Raw records:
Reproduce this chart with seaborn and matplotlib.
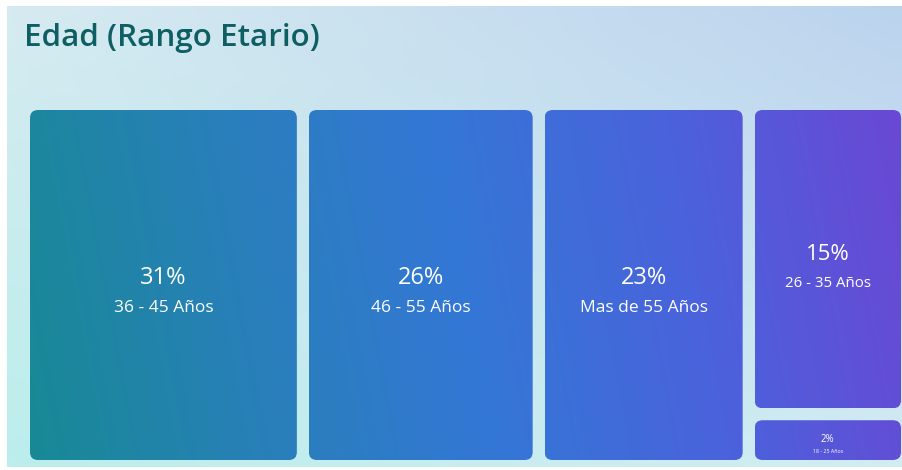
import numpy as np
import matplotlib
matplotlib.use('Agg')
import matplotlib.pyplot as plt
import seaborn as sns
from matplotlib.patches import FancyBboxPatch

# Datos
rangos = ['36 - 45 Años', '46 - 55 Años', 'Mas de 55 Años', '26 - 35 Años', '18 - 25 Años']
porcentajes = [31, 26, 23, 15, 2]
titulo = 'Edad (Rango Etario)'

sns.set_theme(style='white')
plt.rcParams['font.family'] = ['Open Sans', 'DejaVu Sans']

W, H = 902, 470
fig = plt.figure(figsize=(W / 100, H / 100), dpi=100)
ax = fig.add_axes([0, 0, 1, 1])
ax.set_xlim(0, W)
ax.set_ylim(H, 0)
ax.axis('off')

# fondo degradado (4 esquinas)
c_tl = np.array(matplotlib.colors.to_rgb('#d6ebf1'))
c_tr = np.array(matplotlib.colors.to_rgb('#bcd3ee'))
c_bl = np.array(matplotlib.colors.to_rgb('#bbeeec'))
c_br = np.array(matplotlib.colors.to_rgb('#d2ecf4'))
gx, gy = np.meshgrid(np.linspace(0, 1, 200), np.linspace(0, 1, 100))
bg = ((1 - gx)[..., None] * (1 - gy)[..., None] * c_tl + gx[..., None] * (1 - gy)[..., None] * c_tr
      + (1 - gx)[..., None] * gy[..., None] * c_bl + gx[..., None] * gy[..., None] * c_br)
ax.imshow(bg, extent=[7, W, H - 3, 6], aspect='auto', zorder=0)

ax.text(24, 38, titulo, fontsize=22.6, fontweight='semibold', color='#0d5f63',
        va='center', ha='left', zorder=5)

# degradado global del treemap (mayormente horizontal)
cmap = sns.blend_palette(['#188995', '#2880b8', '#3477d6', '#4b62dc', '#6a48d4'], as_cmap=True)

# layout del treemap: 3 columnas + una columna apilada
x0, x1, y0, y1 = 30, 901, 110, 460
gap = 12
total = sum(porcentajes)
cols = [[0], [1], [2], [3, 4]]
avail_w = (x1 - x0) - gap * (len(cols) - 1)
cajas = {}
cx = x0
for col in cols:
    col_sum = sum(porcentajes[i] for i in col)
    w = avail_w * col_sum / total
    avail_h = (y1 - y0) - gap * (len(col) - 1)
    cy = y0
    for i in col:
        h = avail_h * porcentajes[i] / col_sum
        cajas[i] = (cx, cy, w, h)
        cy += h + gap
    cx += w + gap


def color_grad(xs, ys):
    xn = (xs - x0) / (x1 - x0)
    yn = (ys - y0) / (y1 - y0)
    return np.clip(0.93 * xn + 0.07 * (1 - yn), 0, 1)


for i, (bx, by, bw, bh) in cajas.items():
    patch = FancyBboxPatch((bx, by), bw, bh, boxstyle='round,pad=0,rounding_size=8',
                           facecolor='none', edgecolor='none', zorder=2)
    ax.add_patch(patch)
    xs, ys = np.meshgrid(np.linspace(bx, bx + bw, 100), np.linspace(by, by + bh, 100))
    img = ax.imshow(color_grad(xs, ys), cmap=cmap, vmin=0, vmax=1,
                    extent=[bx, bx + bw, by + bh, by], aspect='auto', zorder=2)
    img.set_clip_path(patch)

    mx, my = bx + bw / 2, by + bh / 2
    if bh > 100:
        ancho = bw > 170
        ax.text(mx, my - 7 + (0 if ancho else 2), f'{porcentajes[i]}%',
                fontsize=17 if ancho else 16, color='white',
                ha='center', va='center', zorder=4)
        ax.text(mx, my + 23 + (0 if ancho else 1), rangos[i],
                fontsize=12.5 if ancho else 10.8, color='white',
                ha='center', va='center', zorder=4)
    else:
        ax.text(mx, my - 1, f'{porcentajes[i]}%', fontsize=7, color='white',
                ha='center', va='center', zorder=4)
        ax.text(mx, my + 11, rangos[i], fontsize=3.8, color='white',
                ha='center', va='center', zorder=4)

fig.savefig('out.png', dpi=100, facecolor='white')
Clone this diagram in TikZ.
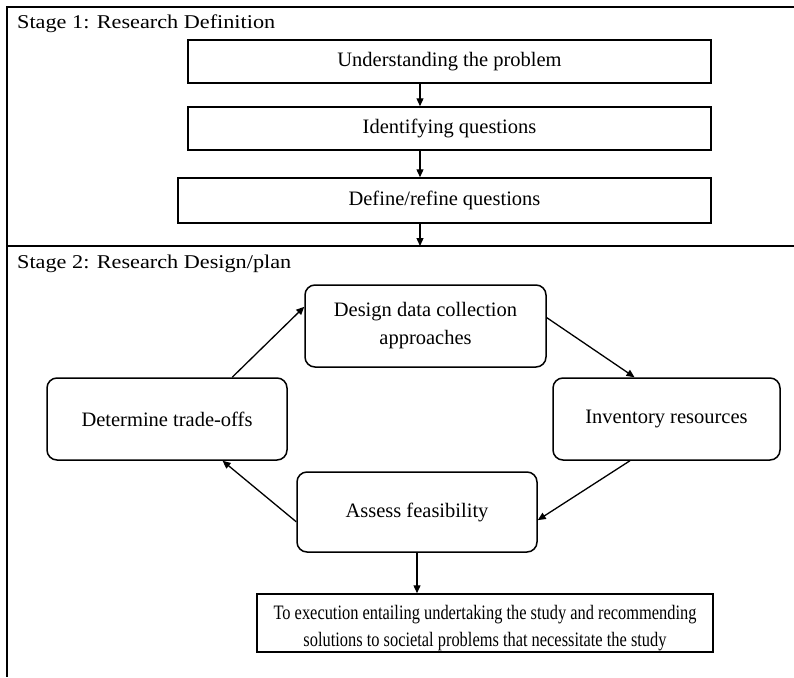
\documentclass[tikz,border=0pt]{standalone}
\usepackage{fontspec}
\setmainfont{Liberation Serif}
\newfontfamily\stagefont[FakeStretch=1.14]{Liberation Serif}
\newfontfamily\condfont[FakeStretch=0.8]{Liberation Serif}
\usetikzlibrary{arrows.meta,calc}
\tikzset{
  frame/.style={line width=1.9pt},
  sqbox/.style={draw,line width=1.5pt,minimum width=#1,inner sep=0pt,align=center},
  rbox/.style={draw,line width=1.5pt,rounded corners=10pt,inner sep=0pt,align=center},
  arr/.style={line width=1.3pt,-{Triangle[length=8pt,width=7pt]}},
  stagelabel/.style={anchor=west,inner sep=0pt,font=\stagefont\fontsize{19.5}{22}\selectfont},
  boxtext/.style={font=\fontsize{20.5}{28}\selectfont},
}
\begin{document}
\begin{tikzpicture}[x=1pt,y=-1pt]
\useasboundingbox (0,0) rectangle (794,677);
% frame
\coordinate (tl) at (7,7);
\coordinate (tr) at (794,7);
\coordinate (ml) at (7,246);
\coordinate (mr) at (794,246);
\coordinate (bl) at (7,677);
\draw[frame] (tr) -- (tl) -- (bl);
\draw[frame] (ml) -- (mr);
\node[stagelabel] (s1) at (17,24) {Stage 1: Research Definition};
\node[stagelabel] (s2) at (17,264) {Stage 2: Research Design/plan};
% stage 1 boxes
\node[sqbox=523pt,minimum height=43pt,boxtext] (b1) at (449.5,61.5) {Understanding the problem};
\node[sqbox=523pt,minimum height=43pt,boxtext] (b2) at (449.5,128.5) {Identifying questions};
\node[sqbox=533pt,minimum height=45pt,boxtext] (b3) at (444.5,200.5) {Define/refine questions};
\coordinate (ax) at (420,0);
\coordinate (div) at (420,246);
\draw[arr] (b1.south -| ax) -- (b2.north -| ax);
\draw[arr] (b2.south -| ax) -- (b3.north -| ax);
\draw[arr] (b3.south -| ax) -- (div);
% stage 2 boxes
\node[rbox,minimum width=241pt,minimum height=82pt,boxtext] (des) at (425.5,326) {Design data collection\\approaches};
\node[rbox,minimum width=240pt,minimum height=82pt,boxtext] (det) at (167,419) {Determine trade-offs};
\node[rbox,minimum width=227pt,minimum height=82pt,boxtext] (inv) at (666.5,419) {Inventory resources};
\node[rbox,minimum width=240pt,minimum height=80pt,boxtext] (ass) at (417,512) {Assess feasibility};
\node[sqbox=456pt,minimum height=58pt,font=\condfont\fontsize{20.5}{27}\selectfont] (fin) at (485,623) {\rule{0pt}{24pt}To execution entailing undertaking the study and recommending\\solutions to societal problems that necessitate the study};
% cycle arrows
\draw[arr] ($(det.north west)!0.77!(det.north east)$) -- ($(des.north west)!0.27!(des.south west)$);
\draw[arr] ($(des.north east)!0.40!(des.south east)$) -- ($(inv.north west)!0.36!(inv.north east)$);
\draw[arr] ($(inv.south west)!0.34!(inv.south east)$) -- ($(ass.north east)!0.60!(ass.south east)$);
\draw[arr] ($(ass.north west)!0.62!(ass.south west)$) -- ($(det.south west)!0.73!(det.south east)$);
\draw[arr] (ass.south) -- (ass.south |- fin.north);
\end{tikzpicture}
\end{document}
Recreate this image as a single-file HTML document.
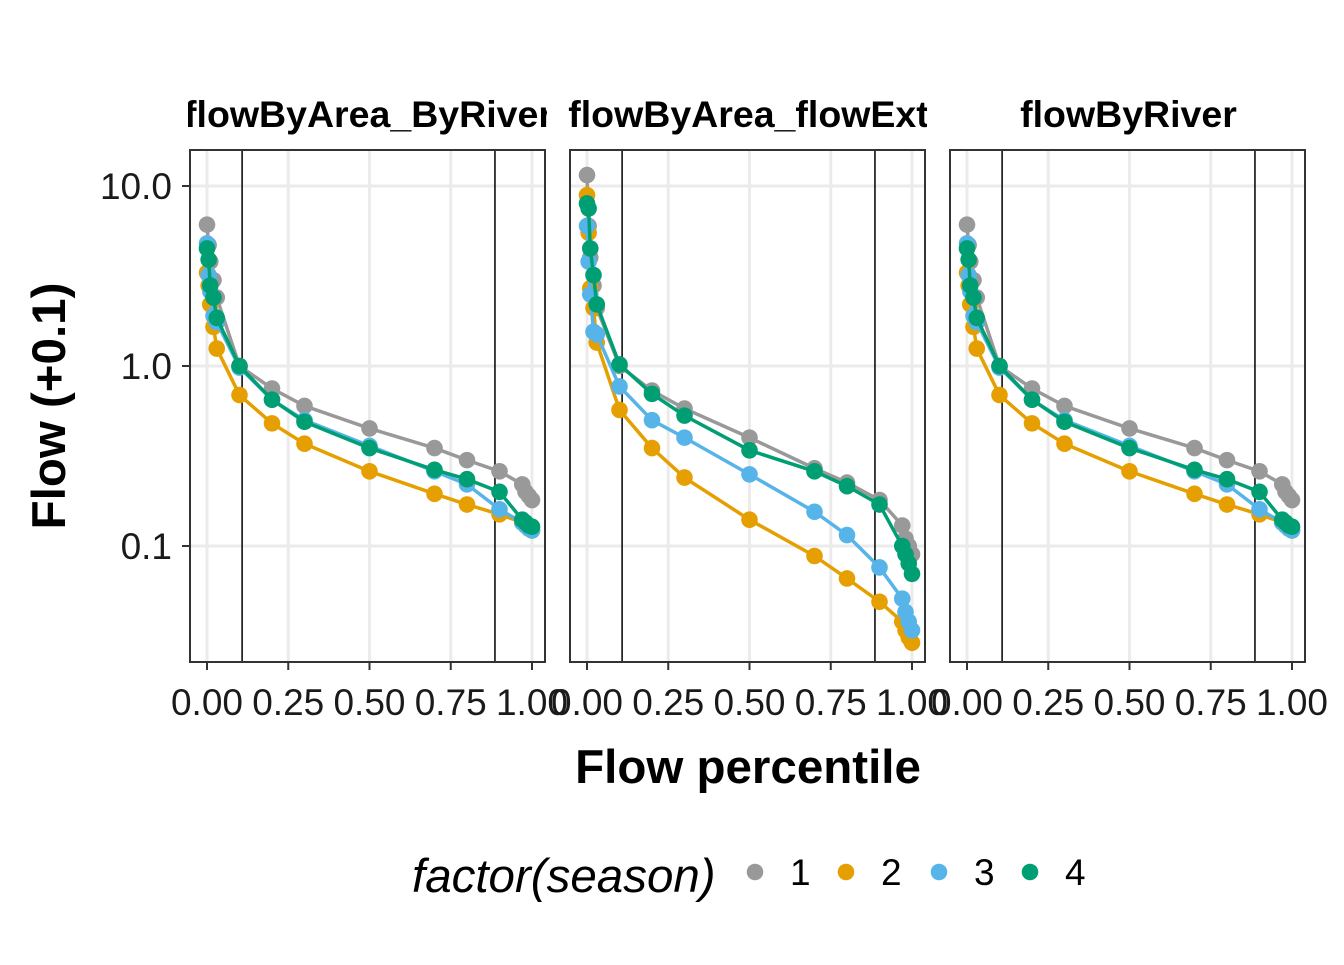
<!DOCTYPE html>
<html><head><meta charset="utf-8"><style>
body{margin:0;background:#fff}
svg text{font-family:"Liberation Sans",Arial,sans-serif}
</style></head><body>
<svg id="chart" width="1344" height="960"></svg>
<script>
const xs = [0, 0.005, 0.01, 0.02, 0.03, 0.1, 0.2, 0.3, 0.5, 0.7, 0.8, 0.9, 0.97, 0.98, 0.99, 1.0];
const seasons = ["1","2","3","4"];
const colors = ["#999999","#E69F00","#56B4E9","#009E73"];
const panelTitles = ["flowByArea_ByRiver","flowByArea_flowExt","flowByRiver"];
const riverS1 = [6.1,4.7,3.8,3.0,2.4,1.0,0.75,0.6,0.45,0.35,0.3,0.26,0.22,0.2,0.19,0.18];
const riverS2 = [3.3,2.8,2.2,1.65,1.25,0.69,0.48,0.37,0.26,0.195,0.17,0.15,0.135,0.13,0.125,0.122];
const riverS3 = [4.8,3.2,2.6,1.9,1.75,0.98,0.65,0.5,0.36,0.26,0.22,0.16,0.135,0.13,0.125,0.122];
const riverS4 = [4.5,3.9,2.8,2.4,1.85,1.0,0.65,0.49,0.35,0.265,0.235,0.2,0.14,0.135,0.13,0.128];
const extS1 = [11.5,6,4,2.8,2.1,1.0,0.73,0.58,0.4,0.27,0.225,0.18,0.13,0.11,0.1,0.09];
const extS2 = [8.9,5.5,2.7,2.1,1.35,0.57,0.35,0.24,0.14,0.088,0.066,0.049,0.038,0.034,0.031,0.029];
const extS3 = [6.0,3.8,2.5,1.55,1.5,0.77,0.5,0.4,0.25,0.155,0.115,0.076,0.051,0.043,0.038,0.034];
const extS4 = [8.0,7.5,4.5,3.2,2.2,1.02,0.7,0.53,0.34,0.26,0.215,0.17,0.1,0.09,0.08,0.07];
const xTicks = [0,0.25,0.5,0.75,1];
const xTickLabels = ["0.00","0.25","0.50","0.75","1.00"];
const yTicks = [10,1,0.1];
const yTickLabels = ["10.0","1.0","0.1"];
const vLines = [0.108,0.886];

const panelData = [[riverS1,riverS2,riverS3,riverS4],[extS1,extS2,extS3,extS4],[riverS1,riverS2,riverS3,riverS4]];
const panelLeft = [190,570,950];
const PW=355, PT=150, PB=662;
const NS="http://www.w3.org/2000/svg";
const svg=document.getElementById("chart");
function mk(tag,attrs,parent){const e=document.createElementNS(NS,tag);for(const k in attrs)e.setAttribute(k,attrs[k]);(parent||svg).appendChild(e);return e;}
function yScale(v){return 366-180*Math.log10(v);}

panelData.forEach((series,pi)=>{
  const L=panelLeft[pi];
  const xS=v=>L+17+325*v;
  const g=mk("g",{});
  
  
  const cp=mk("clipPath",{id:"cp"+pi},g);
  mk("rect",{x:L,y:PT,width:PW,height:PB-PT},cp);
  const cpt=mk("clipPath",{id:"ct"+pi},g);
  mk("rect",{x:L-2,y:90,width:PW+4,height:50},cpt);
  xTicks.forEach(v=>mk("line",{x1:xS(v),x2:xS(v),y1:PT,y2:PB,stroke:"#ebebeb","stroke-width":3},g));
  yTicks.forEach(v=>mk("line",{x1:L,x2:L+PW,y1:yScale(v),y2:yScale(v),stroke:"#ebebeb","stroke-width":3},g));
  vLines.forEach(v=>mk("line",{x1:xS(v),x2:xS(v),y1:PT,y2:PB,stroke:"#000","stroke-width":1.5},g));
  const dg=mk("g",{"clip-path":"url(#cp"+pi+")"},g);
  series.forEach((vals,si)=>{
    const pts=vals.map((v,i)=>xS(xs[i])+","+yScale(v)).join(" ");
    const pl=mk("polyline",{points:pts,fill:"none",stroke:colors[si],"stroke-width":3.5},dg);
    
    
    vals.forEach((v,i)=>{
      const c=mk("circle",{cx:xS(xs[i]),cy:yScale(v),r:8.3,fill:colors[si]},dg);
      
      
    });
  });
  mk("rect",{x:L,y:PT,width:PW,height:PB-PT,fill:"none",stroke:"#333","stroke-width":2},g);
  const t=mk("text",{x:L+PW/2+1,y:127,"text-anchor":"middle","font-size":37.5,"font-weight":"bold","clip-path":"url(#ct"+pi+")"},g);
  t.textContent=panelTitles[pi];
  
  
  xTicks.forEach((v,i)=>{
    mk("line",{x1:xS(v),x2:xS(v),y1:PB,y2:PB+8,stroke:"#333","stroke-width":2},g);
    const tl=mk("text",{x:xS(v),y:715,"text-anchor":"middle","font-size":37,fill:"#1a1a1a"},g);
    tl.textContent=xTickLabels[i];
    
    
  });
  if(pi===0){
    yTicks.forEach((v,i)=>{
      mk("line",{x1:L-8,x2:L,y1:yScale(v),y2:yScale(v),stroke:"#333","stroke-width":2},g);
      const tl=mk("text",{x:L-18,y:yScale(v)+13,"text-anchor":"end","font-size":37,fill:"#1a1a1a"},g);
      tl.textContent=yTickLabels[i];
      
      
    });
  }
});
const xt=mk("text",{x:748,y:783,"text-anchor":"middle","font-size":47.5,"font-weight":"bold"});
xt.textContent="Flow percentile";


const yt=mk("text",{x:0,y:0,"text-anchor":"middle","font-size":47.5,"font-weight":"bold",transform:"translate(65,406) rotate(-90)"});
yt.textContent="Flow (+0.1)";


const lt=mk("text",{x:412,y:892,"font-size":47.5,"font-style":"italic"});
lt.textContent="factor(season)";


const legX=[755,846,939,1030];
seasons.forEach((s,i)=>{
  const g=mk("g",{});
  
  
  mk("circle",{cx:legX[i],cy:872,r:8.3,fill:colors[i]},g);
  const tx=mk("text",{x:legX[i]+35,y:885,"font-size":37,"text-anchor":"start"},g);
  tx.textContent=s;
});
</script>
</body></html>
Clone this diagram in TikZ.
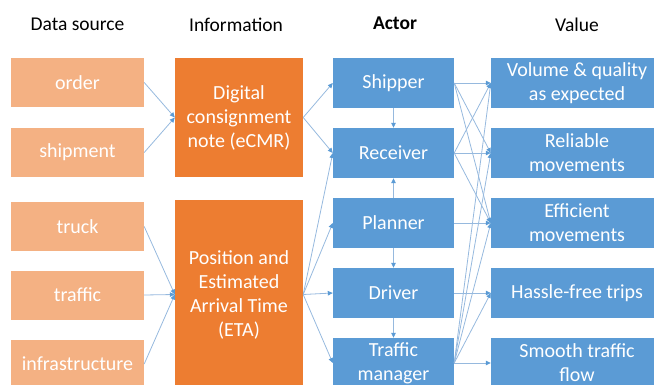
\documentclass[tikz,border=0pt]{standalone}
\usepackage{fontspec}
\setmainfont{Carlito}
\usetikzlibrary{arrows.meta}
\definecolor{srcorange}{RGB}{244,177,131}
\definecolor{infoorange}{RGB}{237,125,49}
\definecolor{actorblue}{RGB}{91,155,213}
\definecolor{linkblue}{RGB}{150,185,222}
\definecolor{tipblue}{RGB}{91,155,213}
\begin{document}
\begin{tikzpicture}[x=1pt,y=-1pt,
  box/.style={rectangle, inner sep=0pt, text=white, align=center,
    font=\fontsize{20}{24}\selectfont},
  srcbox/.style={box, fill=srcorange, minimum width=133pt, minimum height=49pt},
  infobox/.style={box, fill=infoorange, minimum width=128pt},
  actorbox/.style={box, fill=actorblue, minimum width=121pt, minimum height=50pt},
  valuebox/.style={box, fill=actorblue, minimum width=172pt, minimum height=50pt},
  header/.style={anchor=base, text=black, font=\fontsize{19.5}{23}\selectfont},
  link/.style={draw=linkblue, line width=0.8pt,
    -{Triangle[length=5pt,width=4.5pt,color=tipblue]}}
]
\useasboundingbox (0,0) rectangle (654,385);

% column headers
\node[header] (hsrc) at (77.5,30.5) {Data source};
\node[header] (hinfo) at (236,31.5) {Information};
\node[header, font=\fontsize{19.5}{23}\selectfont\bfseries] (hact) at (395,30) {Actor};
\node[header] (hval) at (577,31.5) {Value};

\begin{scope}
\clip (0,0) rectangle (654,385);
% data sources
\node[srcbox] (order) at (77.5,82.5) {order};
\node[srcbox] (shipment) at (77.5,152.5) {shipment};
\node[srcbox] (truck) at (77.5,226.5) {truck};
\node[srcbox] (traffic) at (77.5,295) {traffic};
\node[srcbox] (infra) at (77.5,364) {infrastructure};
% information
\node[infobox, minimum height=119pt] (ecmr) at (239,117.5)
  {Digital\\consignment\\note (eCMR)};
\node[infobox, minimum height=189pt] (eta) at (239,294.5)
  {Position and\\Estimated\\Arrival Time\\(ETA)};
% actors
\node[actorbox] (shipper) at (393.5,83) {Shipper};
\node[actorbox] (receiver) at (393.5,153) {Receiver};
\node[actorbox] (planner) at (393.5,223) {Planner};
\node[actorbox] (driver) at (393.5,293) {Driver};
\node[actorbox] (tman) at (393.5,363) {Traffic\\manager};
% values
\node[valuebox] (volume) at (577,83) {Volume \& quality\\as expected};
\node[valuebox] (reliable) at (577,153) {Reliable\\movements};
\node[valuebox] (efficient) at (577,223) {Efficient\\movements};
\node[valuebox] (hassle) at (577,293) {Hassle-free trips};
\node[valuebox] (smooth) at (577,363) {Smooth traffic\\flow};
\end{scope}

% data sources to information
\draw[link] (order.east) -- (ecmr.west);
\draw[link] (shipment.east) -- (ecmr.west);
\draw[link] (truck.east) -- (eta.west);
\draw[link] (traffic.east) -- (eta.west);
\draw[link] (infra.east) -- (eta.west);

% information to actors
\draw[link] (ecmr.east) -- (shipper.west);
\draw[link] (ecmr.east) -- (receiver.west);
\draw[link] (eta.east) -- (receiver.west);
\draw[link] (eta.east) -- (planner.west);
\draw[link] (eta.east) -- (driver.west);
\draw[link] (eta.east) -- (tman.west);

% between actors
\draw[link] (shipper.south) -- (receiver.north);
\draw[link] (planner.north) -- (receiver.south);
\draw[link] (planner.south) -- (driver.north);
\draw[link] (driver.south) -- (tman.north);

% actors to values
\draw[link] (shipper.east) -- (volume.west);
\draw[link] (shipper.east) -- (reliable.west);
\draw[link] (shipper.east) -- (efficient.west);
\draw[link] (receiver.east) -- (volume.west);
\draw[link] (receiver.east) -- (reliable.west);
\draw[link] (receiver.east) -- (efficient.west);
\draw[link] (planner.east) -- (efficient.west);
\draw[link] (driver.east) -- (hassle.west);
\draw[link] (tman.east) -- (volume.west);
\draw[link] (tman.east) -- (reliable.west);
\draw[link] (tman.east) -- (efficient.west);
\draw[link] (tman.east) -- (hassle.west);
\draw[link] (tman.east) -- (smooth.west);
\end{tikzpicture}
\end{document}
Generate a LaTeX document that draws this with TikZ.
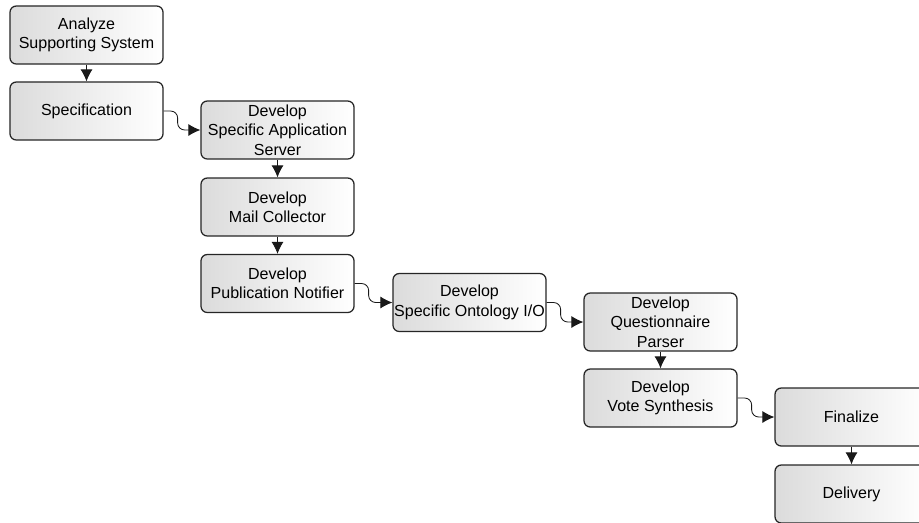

Your objective:
Scan the data above; copy every line where "seaborn" appears.

Task answer:
Reproduce this chart with seaborn and matplotlib.
import seaborn as sns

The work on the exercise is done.